VII. Quiconque déserterait le navire ou son poste d'équipage pendant un combat serait puni de mort ou abandonné sur une île déserte.
VIII. Personne ne doit frapper quelqu'un d'autre à bord du navire ; les querelles seront vidées à terre de la manière qui suit, à l'épée ou au pistolet. Les hommes étant préalablement placés dos à dos feront volte-face au commandement du quartier-maître et feront feu aussitôt. Si l'un d'eux ne tire pas, le quartier-maître fera tomber son arme. Si tous deux manquent leur cible, ils prendront leur sabre et celui qui fait couler le sang le premier sera déclaré vainqueur.
IX. Nul ne parlera de changer de vie avant que la part de chacun ait atteint 1000 livres. Celui qui devient infirme ou perd un membre en service recevra 800 pièces de huit sur la caisse commune et, en cas de blessure moins grave, touchera une somme proportionnelle.
X. Le capitaine et le quartier-maître recevront chacun deux parts de butin, le canonnier et le maître d'équipage, une part et demie, les autres officiers une part et un quart, les flibustiers une part chacun.

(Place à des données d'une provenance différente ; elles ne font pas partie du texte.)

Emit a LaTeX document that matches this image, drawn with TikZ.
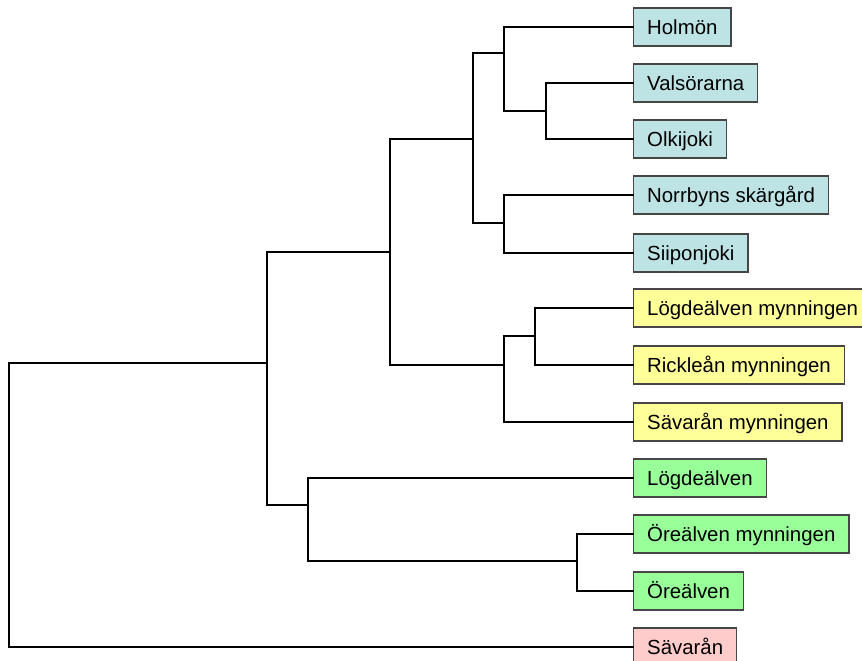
\documentclass[tikz,border=0pt]{standalone}
\usepackage{fontspec}
\setmainfont{Liberation Sans}
\definecolor{cblue}{RGB}{189,227,229}
\definecolor{cyellow}{RGB}{255,255,153}
\definecolor{cgreen}{RGB}{153,255,153}
\definecolor{cpink}{RGB}{255,204,204}
\definecolor{cborder}{RGB}{70,70,70}
\begin{document}
\begin{tikzpicture}[x=1bp,y=-1bp,
  leaf/.style={draw=cborder,line width=1.3bp,anchor=west,inner xsep=13.5bp,inner ysep=0bp,
    minimum height=38bp,text height=18bp,text depth=2.6bp,
    font=\fontsize{20.4bp}{24bp}\selectfont},
  branch/.style={line width=2bp,black,line cap=rect}]
\clip (0,0) rectangle (862,661);
\fill[white] (0,0) rectangle (862,661);
% internal coordinates
\coordinate (c1) at (546,111);
\coordinate (c2) at (504,53);
\coordinate (c3) at (504,223);
\coordinate (c4) at (473,139);
\coordinate (c5) at (535,336);
\coordinate (c6) at (504,365);
\coordinate (c7) at (390,252);
\coordinate (c8) at (577,561);
\coordinate (c9) at (308,505);
\coordinate (c10) at (267,363);
\coordinate (c0) at (9,500);
% leaves
\node[leaf,fill=cblue] (n1) at (633,27) {Holmön};
\node[leaf,fill=cblue] (n2) at (633,83) {Valsörarna};
\node[leaf,fill=cblue] (n3) at (633,139) {Olkijoki};
\node[leaf,fill=cblue] (n4) at (633,195) {Norrbyns skärgård};
\node[leaf,fill=cblue] (n5) at (633,253) {Siiponjoki};
\node[leaf,fill=cyellow] (n6) at (633,308) {Lögdeälven mynningen};
\node[leaf,fill=cyellow] (n7) at (633,365) {Rickleån mynningen};
\node[leaf,fill=cyellow] (n8) at (633,422) {Sävarån mynningen};
\node[leaf,fill=cgreen] (n9) at (633,478) {Lögdeälven};
\node[leaf,fill=cgreen] (n10) at (633,534) {Öreälven mynningen};
\node[leaf,fill=cgreen] (n11) at (633,591) {Öreälven};
\node[leaf,fill=cpink] (n12) at (633,647) {Sävarån};
% branches
\draw[branch] (n2.west) -| (c1) |- (n3.west);
\draw[branch] (n1.west) -| (c2) |- (c1);
\draw[branch] (n4.west) -| (c3) |- (n5.west);
\draw[branch] (c2) -| (c4) |- (c3);
\draw[branch] (n6.west) -| (c5) |- (n7.west);
\draw[branch] (c5) -| (c6) |- (n8.west);
\draw[branch] (c4) -| (c7) |- (c6);
\draw[branch] (n10.west) -| (c8) |- (n11.west);
\draw[branch] (n9.west) -| (c9) |- (c8);
\draw[branch] (c7) -| (c10) |- (c9);
\draw[branch] (c10) -| (c0) |- (n12.west);
\end{tikzpicture}
\end{document}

XI. Les musiciens auront le droit de se reposer le jour du sabbat. Les autres jours de repos ne leur seront accordés que par faveur.
D'où viennent les pirates des caraïbes ?
"Ces pirates étaient pour partie originaires de nombreux pays européens, dont l'Angleterre, la Hollande, la France, l'Espagne et le Portugal. Mais la majorité des équipages étaient originaires de pays anglophones, dont beaucoup étaient nés dans les colonies du Nouveau Monde, notamment la Jamaïque, la Barbade et les Bahamas. Un nombre considérable de pirates étaient d'origine africaine. L'équipage de Barbe Noire était à 60 % noir et deux navires pirates, dont les capitaines sont inconnus, étaient presque à 100 % noirs." - Maria Lara Martinez - Qui étaient les vrais pirates des Caraïbes ? Pirates, corsaires et boucaniers ont semé la terreur dans les Caraïbes pendant près de 300 ans, National geographic.
On doit citer l'excellent article de Jeremy Young : Les marins noirs dans la Royal Navy au XVIIIe siècle, Bulletin de la Société d'Histoire de la Guadeloupe, Numéro 177, mai–août 2017.
Cet article émet l'hypothèse d'un recrutement par tous moyens et notamment par la force, pratiqué par la Royal Navy, de marins quel que soit leurs origines et incluant des marins noirs et métis libres, esclaves ou affranchis.
"Ainsi, pour combler le déficit, la Royal Navy avait souvent recours à une autre méthode de recrutement, l’ « Impressment ». Cela consistait en une véritable chasse au marin. [...] Avec la pratique de telles méthodes de recrutement, il serait possible d’envisager que la Royal Navy n’ait pas recruté que des marins Européens mais ait fait le nécessaire pour recruter tous les marins possible. Cela semble particulièrement capital dans les théâtres d’occupation lointains comme l’Amérique ou l’Inde et cela d’autant plus qu’il fallait également remplacer les marins malades ou blessés. Ainsi il apparait possible que la Navy ait cherché des méthodes de recrutement parallèles et notamment un éventuel recrutement de marins noirs, que ce soit des hommes libres ou des esclaves." - Jeremy Young.
Pirates et généalogie génétique
A moins de renier l'une ou plusieurs de nos ramifications généalogiques, il est fortement probable que nombre ou du moins certains des habitants des Caraïbes descendent des corsaires ou pirates qui sévissaient dans ces régions dès le XVe siècle. Et certains d'entre eux ne transportaient pas uniquement de l'or, de l'argent, des bijoux, mais également des individus esclavisés. John Hawkins étant le plus célèbre d'entre eux ainsi que John Roberts décrit comme étant "grand et noir" ainsi que d'autres personnages...
"Devenu l’un des plus riches marchands d’Angleterre, Hawkins est poursuivi pour piraterie par l’Espagne. Mais Hawkins n’a rien à craindre. Il sait bien que la reine a besoin de marins expérimentés pour défendre l’Angleterre lorsque la guerre deviendra inévitable. La reine le prend à son service et le nomme trésorier de sa flotte de combat (De Wismes, i 999. 97) Cette conversion du pirate Hawkins, devenu assez puissant, en marchand d’esclave et trésorier de la flotte royale, accompagne la dissolution du monopole espagnol sur le commerce atlantique. Progressivement, les pirates se font complices du système esclavagiste pour financer l’établissement des plantations sucrières en Jamaïque et à Saint-Domingue (Moreau, ooo6, i27)" - Michael Hennessy-Picard, La piraterie atlantique au fondement de la construction des souverainetés coloniales européennes, OpenEdition Journals.